Work to be completed » Gather, from the listing beneath this task, every line holding the string "chart".

Material shown »
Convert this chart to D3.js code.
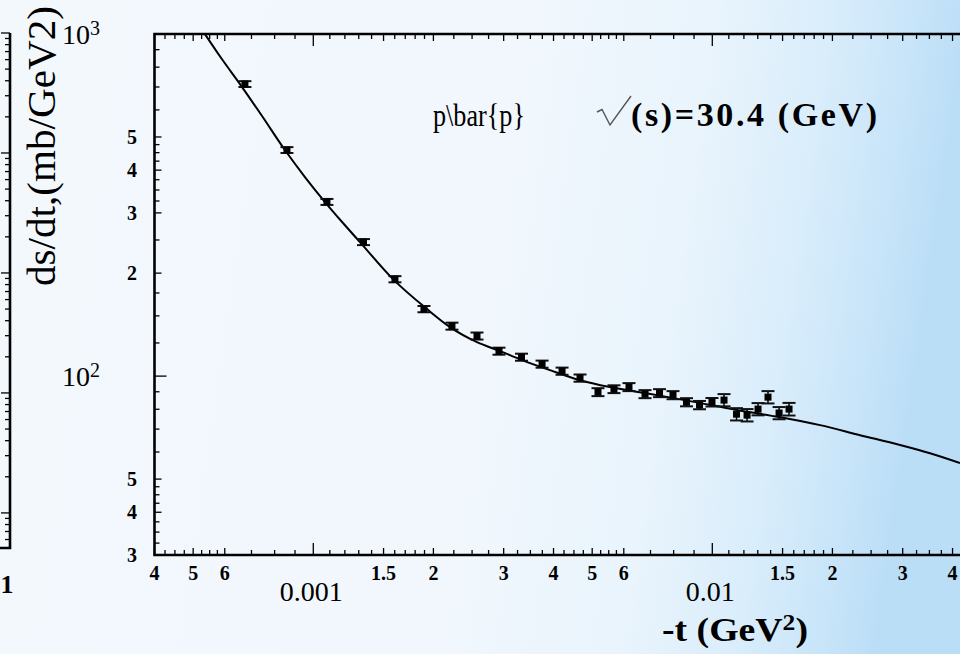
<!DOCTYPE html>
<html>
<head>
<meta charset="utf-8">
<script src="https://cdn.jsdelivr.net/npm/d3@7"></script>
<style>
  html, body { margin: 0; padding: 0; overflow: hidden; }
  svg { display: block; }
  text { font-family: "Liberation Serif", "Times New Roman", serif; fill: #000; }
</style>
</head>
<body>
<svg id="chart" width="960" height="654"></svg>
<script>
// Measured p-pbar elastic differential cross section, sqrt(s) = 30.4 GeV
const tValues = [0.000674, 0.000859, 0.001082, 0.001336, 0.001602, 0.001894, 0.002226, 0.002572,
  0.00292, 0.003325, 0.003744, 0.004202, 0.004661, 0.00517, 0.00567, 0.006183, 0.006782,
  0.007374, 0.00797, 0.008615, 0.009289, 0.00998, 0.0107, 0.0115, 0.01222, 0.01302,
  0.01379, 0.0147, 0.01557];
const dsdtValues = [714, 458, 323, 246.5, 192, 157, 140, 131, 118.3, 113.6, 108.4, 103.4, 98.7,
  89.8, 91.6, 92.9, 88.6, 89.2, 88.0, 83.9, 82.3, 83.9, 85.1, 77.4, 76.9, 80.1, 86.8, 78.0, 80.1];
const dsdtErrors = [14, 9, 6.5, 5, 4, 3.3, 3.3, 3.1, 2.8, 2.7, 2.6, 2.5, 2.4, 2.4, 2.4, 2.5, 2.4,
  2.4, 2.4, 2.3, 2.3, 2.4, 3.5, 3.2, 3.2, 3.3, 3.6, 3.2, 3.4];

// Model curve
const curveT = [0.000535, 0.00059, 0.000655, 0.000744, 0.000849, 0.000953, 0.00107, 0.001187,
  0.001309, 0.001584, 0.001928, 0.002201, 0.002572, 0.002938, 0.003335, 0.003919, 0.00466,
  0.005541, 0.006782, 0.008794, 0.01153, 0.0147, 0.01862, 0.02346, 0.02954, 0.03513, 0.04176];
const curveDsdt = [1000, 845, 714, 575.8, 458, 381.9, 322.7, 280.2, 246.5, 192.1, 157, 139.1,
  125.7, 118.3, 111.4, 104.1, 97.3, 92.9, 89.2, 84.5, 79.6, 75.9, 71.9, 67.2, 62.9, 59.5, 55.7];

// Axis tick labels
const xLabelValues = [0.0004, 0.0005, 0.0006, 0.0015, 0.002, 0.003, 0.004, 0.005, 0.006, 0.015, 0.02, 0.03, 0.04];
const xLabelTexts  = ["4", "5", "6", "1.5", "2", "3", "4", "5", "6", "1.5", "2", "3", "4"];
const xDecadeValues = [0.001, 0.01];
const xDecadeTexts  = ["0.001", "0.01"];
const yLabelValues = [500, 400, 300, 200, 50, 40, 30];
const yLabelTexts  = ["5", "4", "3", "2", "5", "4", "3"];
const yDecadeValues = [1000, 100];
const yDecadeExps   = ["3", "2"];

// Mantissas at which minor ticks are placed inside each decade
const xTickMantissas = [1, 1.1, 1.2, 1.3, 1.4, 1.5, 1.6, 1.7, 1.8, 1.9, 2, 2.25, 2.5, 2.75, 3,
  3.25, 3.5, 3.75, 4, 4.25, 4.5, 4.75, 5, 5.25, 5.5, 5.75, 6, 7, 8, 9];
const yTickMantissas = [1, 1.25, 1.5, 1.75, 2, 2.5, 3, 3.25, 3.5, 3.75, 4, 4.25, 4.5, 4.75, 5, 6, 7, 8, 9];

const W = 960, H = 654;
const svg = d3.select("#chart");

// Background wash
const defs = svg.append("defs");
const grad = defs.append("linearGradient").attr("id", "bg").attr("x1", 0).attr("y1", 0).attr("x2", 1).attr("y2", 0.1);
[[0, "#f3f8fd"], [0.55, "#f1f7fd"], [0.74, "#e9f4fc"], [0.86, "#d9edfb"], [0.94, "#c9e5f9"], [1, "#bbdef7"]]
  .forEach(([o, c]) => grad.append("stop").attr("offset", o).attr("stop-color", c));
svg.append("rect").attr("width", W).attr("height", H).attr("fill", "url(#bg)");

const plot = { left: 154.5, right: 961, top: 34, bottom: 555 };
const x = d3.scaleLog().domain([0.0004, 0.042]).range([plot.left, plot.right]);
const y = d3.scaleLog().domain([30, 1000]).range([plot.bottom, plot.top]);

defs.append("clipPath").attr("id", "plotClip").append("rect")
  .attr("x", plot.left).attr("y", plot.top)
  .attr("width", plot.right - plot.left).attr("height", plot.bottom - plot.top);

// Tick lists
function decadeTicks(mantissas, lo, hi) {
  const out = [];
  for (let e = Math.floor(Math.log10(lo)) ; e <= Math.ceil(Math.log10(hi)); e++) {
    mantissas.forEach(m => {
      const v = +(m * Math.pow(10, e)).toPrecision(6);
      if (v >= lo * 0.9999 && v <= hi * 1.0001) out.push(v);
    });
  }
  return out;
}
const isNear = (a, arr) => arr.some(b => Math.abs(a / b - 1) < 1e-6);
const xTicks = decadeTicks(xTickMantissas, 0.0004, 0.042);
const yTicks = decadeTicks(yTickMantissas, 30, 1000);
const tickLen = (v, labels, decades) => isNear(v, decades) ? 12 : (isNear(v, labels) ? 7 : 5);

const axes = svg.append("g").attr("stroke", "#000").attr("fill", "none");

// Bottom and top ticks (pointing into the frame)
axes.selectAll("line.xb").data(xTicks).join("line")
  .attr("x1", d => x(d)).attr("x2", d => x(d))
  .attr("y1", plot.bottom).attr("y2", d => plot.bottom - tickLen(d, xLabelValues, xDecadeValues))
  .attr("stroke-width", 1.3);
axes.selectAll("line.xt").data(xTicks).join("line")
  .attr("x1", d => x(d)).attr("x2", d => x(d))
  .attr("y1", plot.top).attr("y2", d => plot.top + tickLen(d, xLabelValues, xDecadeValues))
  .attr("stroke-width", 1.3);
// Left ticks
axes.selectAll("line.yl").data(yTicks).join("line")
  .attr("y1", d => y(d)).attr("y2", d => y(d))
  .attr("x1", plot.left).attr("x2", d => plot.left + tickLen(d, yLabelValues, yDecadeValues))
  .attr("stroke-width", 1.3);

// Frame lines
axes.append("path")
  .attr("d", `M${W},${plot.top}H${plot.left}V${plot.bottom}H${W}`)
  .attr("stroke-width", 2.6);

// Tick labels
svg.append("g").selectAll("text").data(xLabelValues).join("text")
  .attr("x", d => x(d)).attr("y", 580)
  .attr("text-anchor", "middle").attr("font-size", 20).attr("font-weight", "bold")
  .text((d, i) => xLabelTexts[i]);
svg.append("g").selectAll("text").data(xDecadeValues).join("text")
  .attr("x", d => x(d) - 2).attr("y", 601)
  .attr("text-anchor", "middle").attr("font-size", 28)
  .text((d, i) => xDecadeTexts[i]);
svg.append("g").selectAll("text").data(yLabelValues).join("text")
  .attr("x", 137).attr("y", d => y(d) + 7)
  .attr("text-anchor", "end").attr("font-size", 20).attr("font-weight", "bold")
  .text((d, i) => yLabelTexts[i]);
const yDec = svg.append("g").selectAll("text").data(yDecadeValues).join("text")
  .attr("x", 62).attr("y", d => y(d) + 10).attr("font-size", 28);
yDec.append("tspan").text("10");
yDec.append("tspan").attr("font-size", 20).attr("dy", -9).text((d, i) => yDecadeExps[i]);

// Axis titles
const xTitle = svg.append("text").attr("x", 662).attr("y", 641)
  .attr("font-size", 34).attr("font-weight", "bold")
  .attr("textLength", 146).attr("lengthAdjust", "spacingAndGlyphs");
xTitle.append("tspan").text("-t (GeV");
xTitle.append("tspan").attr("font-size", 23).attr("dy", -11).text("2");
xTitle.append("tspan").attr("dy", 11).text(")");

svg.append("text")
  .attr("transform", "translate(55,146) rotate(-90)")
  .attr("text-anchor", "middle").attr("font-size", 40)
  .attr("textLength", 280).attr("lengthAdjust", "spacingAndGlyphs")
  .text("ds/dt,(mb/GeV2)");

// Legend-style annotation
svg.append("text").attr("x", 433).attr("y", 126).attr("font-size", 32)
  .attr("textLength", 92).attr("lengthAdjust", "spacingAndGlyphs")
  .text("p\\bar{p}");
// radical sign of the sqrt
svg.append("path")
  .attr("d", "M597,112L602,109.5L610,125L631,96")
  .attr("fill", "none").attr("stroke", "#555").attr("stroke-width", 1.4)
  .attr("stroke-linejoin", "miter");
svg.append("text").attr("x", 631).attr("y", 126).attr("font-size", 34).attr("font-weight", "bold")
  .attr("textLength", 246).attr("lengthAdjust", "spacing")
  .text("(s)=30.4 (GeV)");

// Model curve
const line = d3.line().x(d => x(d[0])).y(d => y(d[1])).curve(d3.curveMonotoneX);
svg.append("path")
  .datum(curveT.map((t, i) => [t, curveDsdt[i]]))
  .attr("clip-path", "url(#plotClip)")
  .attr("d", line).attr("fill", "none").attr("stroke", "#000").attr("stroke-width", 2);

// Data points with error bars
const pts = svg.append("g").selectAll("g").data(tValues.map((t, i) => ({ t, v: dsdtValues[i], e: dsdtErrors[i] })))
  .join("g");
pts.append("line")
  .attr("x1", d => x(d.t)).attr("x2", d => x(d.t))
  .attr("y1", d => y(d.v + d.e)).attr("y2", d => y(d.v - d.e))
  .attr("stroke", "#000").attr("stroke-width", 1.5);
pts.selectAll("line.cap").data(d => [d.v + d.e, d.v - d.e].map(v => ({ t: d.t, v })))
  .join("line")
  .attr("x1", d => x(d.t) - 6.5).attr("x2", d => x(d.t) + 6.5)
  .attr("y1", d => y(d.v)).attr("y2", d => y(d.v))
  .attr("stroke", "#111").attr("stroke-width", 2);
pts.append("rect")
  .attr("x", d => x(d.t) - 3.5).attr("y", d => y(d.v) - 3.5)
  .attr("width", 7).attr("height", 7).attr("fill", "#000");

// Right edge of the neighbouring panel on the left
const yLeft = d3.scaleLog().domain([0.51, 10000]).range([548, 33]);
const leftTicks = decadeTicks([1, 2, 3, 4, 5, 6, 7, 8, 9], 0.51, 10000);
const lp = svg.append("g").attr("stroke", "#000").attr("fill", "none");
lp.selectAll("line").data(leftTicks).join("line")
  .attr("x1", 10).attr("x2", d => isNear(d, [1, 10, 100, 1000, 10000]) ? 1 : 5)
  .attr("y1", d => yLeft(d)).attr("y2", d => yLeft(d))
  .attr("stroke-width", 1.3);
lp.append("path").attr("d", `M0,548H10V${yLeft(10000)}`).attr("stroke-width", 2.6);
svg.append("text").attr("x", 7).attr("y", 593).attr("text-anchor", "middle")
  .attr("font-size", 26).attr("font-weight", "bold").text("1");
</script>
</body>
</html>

---

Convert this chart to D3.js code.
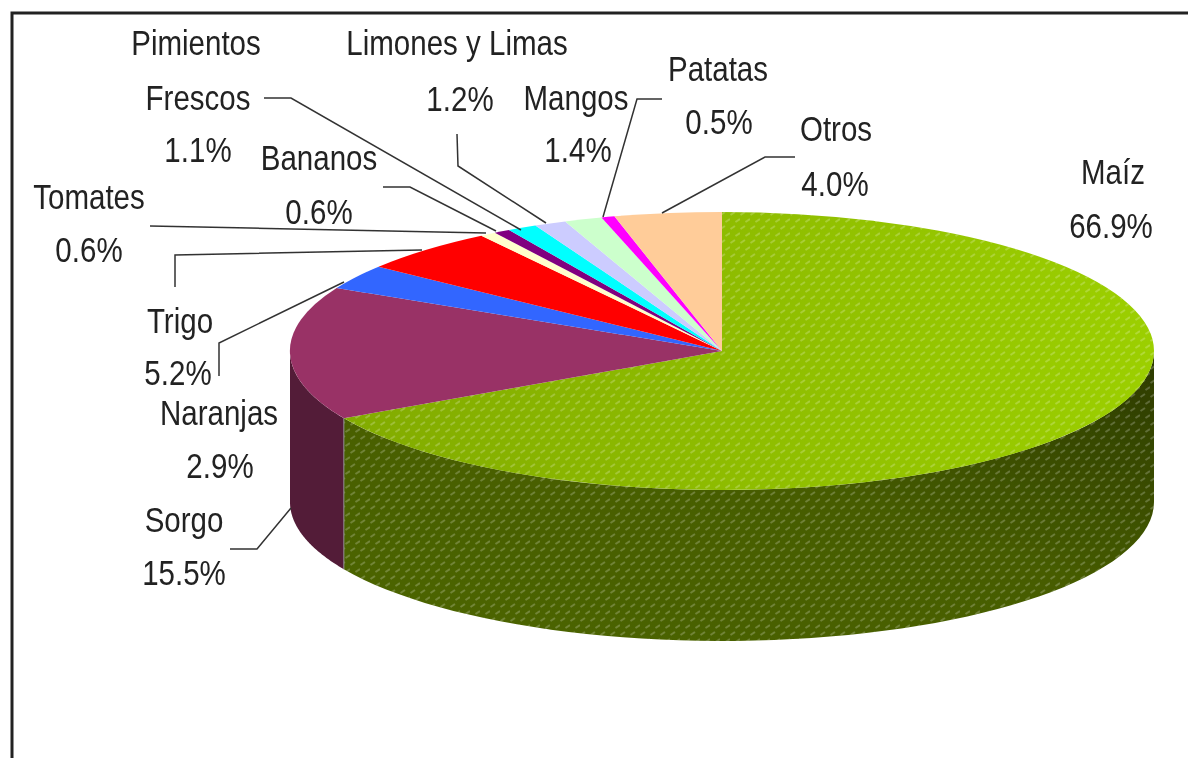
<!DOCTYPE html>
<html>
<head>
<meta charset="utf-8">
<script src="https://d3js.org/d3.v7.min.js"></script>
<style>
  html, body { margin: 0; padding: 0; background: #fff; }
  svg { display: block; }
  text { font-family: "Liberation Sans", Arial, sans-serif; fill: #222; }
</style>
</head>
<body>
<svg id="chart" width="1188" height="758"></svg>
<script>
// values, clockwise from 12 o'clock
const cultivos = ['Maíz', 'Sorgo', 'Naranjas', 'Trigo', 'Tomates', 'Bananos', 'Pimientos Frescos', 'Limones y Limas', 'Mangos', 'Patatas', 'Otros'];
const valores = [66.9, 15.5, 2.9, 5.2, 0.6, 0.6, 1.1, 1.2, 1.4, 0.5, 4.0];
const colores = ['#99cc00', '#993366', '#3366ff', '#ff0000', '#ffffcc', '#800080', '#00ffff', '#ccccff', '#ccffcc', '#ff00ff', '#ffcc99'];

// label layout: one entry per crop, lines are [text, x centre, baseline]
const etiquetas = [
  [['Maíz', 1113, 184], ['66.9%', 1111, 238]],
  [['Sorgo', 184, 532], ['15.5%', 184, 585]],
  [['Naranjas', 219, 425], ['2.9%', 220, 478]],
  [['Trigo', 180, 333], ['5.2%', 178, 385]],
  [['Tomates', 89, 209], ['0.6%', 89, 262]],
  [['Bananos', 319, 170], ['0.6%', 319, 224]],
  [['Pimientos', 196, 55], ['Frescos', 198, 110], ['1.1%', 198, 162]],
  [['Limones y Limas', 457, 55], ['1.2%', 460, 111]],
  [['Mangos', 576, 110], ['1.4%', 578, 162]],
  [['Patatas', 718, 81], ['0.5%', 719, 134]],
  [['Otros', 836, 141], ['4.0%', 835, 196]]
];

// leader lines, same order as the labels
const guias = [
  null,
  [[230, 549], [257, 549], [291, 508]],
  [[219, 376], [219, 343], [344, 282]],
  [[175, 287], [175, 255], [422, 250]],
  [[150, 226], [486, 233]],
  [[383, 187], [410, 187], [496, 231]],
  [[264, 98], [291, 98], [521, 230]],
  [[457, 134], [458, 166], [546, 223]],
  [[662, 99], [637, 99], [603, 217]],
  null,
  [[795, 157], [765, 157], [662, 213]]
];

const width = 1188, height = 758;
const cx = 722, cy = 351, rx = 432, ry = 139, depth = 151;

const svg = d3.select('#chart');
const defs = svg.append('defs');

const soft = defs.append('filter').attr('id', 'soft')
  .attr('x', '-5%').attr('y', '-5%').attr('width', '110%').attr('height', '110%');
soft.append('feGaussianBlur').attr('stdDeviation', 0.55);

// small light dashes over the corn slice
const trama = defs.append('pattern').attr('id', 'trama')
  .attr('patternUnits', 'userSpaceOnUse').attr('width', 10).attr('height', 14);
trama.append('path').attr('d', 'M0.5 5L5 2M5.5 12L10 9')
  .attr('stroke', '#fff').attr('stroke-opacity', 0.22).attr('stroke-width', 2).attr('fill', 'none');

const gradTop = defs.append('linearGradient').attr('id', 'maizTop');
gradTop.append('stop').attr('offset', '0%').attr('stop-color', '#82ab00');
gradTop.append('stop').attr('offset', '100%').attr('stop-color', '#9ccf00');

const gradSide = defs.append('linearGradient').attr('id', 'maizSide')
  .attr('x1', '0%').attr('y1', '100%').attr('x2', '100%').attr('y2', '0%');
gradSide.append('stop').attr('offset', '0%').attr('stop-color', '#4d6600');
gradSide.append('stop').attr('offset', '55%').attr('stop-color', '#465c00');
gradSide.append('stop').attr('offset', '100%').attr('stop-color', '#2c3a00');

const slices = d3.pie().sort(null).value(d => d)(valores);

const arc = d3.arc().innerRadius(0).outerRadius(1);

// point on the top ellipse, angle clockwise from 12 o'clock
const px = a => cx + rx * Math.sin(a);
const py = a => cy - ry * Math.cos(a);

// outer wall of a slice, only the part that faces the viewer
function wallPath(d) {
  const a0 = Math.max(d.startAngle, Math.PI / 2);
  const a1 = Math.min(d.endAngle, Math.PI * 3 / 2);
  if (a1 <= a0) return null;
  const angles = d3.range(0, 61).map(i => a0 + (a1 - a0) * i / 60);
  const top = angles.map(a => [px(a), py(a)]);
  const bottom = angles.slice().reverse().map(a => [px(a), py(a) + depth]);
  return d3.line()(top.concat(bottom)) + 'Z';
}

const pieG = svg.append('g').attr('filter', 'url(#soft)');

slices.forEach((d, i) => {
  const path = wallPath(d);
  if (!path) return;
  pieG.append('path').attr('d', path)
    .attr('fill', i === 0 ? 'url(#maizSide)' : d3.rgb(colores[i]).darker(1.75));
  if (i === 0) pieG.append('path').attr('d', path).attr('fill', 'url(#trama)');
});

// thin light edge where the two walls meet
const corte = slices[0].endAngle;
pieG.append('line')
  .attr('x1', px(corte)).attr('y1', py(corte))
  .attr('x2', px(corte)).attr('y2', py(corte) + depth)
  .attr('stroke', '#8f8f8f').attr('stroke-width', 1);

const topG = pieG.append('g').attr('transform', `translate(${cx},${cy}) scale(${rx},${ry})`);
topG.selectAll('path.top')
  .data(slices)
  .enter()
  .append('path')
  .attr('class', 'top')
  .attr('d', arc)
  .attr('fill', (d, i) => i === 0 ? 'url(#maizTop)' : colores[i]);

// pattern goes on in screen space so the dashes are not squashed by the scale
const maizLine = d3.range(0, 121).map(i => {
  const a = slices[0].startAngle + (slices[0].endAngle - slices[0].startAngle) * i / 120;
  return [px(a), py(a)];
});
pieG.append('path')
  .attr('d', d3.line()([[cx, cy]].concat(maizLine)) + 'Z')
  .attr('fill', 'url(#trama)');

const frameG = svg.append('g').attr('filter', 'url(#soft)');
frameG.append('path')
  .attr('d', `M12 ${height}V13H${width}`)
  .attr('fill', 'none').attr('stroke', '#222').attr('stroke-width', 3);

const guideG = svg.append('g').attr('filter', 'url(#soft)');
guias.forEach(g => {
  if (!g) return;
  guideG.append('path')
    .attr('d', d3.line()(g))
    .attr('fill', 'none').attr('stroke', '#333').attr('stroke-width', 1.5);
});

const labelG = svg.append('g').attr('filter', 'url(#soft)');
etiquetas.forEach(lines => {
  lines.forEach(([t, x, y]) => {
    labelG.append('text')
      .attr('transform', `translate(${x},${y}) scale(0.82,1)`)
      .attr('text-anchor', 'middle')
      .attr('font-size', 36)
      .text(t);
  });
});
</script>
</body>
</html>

Full response »
Convert this chart to D3.js code.
<svg id="chart" width="960" height="654"></svg>
const svg = d3.select("#chart");
Convert this chart to D3.js code.
<svg id="chart" width="1188" height="758"></svg>
const svg = d3.select('#chart');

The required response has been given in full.